* _Exercise details_: Keep every line where the word "this" appears; drop the rest.

* _Record extracts_:
□ □ □ □
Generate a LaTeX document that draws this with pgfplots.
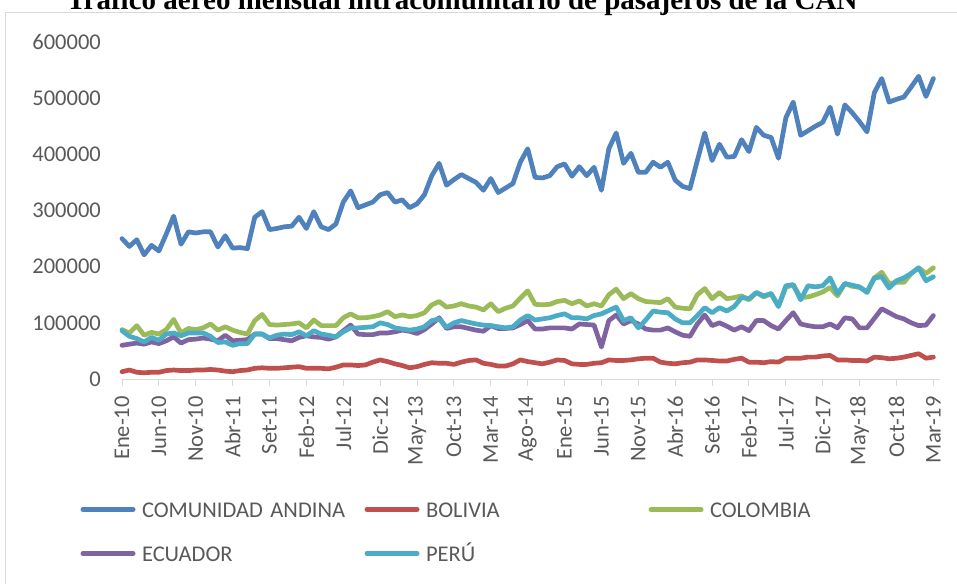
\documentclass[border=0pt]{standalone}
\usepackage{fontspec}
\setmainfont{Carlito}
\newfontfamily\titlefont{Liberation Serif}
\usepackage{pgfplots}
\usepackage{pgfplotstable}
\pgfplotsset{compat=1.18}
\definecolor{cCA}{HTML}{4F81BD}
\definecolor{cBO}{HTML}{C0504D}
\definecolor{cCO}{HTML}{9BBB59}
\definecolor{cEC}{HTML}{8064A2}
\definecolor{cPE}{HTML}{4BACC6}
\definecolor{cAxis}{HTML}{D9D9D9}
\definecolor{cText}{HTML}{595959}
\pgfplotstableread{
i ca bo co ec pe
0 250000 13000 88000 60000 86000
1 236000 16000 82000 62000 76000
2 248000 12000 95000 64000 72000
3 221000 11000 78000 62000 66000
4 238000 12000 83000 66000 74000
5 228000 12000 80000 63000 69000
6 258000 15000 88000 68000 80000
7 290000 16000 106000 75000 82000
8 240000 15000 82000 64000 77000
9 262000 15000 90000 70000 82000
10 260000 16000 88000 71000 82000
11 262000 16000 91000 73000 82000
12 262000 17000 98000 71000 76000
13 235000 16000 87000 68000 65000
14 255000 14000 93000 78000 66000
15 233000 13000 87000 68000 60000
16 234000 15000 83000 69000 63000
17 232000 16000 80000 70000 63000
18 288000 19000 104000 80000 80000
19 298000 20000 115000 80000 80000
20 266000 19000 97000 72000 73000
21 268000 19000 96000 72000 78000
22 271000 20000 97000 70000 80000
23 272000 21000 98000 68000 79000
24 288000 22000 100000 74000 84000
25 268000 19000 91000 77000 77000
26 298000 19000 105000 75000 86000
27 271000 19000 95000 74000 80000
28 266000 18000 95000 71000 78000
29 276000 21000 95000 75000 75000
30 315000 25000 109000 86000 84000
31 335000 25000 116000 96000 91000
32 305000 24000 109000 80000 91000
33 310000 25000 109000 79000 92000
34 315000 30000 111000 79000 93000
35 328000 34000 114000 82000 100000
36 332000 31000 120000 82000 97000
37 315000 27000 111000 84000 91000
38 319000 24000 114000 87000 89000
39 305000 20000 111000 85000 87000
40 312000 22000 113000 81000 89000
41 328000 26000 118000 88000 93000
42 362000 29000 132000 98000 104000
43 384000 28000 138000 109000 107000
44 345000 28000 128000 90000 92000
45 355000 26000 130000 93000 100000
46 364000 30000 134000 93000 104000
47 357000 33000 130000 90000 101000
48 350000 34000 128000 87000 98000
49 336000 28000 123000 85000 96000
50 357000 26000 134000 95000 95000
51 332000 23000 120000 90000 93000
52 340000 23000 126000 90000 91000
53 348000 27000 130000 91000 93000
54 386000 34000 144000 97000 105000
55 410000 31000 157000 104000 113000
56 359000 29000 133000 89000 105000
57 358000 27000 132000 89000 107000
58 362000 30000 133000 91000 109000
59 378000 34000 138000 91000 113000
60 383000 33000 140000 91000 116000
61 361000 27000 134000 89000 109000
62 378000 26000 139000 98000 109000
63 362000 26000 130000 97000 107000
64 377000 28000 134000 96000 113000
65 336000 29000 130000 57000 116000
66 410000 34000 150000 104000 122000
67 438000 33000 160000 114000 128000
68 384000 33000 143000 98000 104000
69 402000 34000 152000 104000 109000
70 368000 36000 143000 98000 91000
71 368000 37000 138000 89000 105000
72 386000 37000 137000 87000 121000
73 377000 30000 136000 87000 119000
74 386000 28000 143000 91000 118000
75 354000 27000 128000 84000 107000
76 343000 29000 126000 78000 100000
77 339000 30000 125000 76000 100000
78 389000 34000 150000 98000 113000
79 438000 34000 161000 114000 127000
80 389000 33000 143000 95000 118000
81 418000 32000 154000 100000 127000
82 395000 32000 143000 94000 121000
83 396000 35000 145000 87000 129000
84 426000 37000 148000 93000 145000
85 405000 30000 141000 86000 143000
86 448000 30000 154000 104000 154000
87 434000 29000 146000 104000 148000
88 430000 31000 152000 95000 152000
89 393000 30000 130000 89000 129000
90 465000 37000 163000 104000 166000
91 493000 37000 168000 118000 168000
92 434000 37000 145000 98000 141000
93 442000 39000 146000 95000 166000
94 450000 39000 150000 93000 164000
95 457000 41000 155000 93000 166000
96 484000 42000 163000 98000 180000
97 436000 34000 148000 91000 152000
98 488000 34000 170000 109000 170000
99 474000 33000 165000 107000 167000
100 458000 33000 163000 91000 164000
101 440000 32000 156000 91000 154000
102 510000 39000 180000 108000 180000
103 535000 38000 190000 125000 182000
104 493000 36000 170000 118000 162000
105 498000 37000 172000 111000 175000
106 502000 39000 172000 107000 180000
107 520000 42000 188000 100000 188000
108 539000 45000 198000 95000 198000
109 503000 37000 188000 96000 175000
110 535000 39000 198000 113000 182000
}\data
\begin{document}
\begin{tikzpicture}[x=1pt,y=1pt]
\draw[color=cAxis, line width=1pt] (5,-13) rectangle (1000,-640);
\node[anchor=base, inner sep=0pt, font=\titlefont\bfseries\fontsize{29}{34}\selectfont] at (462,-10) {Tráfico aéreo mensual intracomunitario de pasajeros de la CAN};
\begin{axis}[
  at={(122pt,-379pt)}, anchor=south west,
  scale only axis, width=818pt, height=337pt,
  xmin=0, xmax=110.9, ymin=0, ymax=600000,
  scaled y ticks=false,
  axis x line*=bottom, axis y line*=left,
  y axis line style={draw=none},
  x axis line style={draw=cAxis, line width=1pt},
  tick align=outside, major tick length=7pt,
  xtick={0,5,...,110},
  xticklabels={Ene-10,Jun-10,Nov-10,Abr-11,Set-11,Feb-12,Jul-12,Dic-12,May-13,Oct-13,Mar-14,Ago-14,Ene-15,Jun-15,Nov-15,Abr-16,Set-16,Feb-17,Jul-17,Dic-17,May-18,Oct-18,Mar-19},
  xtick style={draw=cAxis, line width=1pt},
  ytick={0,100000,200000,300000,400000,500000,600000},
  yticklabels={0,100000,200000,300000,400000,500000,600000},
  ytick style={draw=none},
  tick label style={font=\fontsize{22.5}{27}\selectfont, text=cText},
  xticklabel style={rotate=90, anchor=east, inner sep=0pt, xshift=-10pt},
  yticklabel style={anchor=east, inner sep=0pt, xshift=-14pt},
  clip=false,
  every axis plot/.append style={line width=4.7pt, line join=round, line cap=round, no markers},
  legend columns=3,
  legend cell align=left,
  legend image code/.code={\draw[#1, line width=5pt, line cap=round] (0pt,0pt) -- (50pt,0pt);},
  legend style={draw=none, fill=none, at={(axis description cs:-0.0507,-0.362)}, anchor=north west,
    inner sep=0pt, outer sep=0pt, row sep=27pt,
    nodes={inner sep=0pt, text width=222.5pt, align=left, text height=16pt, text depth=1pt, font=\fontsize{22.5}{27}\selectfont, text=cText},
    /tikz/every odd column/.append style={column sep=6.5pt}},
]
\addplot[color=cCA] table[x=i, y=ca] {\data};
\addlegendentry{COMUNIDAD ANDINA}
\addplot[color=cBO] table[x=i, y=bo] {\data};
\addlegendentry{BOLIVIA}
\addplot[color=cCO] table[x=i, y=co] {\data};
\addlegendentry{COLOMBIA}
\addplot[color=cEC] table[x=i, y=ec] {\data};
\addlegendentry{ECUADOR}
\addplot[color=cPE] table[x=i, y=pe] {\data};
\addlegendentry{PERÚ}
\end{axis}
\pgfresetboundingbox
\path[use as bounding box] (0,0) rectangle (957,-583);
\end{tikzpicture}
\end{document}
□ □ □ □
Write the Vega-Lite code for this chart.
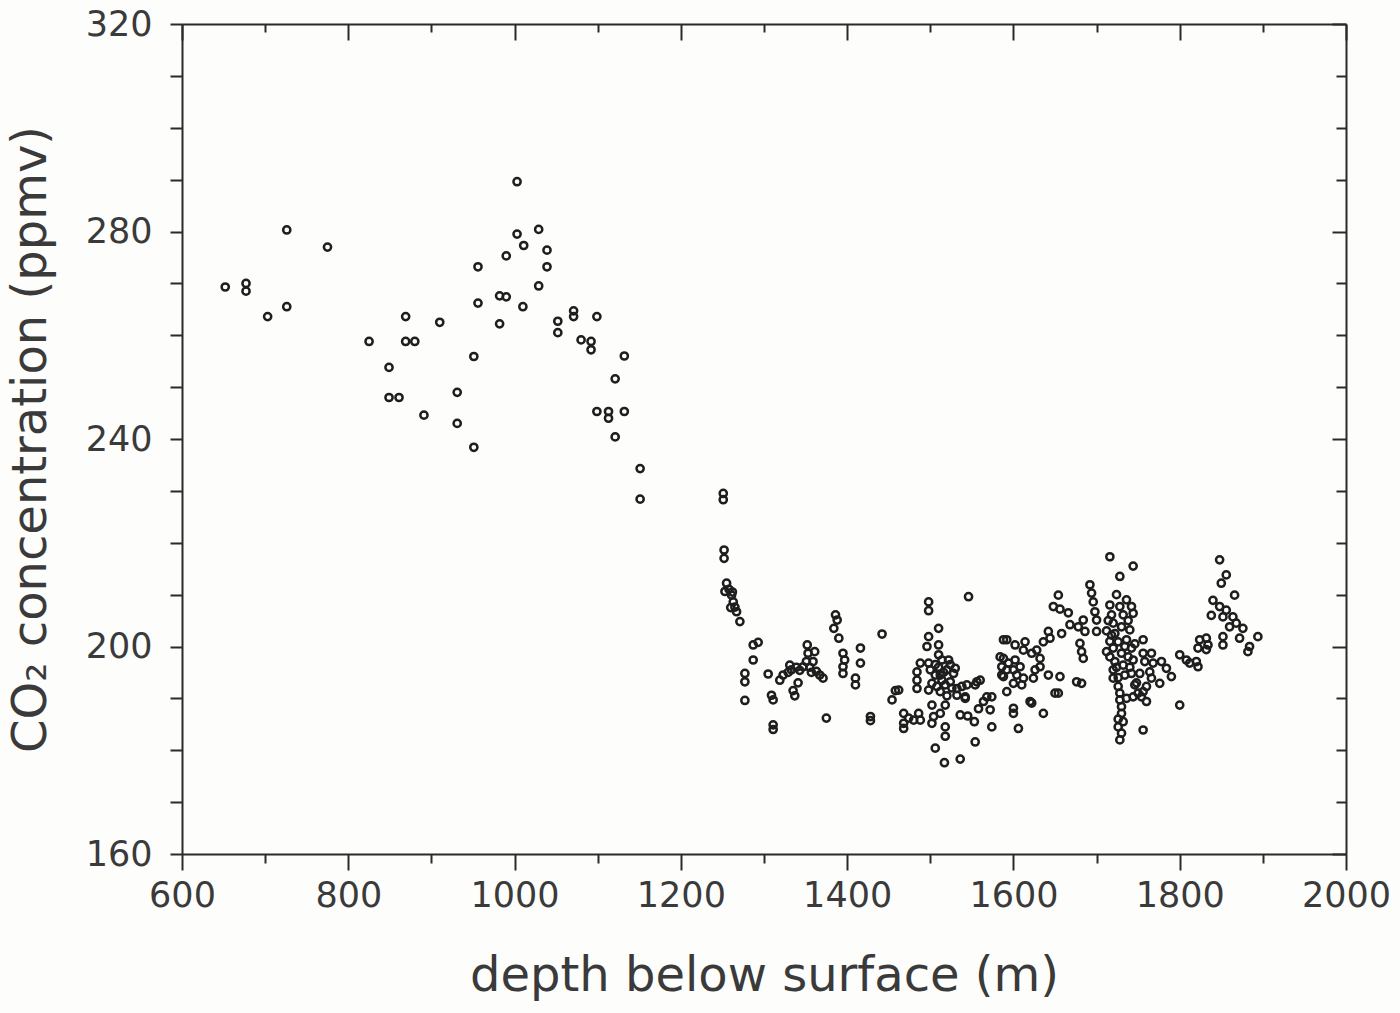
□ □ □ □
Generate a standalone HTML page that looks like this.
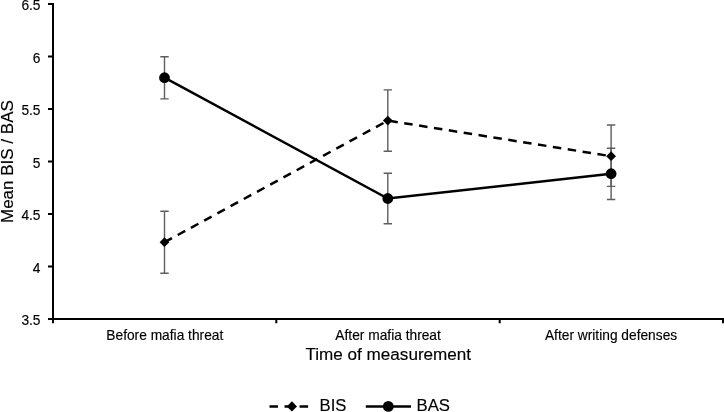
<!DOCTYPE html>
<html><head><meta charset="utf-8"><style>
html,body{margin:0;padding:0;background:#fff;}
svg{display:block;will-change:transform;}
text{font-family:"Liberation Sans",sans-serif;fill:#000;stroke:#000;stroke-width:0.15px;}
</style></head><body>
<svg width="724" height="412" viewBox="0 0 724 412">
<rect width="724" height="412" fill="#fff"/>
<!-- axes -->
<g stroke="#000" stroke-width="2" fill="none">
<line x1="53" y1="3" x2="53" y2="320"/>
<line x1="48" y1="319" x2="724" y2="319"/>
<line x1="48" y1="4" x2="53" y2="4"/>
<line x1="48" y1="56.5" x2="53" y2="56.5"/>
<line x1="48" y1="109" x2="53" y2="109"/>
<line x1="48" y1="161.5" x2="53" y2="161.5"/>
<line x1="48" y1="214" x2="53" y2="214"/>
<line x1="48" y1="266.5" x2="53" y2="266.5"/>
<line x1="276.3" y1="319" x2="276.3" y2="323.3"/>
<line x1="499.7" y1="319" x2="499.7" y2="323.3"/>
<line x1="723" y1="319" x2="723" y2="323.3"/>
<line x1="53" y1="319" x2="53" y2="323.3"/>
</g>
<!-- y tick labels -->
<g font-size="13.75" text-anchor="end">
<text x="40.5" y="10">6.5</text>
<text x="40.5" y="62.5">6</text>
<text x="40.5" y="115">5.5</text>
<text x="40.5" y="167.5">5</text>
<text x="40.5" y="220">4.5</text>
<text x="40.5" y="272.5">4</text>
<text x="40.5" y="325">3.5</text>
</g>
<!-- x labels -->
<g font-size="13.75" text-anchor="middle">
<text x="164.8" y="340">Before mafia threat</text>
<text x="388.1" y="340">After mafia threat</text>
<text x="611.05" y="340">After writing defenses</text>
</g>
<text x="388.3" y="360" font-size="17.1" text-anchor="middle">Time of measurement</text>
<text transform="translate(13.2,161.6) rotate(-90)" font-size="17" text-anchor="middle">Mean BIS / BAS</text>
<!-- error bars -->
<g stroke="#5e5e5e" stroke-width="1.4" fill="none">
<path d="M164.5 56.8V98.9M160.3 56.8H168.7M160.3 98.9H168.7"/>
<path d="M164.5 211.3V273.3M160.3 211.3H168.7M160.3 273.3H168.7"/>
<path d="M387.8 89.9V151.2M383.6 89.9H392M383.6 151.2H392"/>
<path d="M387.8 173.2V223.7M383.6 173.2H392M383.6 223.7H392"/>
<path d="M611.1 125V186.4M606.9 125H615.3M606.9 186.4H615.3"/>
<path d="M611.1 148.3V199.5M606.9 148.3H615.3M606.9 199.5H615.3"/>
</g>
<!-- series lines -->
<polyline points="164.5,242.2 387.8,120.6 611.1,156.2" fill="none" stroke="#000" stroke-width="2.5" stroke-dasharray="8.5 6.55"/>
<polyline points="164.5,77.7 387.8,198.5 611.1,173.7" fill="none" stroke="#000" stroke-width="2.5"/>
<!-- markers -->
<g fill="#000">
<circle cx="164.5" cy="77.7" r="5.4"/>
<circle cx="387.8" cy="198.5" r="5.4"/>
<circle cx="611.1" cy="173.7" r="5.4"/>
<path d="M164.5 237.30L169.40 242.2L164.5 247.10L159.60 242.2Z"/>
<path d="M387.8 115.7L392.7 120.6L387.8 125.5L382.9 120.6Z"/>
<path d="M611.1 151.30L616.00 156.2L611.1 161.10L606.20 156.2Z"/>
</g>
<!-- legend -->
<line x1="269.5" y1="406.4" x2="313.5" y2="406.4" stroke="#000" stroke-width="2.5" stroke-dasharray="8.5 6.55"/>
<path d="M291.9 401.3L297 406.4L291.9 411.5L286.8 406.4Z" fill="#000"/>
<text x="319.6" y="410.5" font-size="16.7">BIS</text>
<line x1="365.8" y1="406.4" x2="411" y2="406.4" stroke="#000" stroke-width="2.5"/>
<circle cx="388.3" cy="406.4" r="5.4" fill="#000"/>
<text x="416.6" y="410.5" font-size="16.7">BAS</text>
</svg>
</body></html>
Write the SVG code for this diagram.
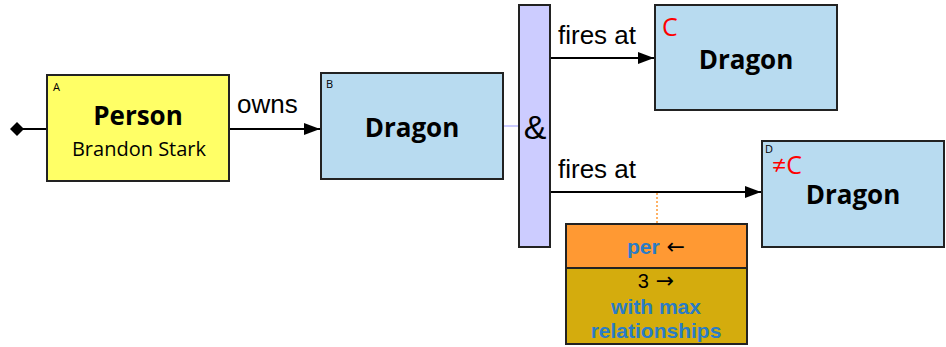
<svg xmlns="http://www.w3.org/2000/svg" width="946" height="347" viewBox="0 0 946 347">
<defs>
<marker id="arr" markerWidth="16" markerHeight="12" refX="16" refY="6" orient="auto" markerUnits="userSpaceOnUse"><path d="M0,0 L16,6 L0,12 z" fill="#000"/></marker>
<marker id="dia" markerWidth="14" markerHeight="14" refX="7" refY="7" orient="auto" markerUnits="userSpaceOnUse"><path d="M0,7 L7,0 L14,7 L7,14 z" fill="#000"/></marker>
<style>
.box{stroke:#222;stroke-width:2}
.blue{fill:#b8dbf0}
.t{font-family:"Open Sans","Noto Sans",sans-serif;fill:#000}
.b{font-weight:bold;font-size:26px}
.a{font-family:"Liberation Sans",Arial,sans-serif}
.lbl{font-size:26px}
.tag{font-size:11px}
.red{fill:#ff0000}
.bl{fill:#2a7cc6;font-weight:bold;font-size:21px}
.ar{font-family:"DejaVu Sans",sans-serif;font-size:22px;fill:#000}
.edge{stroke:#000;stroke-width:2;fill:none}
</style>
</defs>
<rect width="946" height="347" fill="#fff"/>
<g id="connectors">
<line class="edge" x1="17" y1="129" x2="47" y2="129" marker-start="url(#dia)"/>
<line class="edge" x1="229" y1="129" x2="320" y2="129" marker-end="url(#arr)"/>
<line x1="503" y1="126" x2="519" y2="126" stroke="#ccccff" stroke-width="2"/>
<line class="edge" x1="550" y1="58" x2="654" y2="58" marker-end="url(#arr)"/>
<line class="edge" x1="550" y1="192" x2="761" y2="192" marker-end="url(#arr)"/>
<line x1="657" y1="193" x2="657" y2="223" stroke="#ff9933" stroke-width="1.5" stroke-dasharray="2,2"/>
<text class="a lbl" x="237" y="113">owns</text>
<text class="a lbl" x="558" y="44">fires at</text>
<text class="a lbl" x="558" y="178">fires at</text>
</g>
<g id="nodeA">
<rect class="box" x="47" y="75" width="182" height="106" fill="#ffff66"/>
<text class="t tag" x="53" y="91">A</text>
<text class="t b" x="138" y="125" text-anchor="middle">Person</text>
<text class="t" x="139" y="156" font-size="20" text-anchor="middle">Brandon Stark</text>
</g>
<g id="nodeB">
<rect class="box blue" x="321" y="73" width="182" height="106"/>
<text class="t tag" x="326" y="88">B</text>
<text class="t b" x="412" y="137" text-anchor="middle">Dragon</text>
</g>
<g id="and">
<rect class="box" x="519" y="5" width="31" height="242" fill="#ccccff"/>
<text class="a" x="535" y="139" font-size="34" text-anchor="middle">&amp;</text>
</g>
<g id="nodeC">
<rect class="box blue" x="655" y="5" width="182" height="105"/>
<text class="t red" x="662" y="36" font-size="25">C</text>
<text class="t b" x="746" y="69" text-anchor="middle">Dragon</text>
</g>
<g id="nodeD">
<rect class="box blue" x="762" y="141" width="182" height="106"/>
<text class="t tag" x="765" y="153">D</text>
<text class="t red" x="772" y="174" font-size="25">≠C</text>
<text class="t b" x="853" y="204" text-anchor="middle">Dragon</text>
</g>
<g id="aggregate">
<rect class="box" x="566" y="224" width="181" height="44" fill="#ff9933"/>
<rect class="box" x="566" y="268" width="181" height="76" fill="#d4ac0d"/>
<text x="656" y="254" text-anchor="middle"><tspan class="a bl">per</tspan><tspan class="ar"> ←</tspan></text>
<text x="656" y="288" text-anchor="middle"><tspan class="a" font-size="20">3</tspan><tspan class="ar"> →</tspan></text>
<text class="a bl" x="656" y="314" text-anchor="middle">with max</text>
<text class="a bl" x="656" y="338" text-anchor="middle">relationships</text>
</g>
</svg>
□ □ □ □
* _Written response_:
Generate a LaTeX document that draws this with pgfplots.
Write the Vega-Lite code for this chart.
Generate a standalone HTML page that looks like this.
Write the SVG code for this diagram.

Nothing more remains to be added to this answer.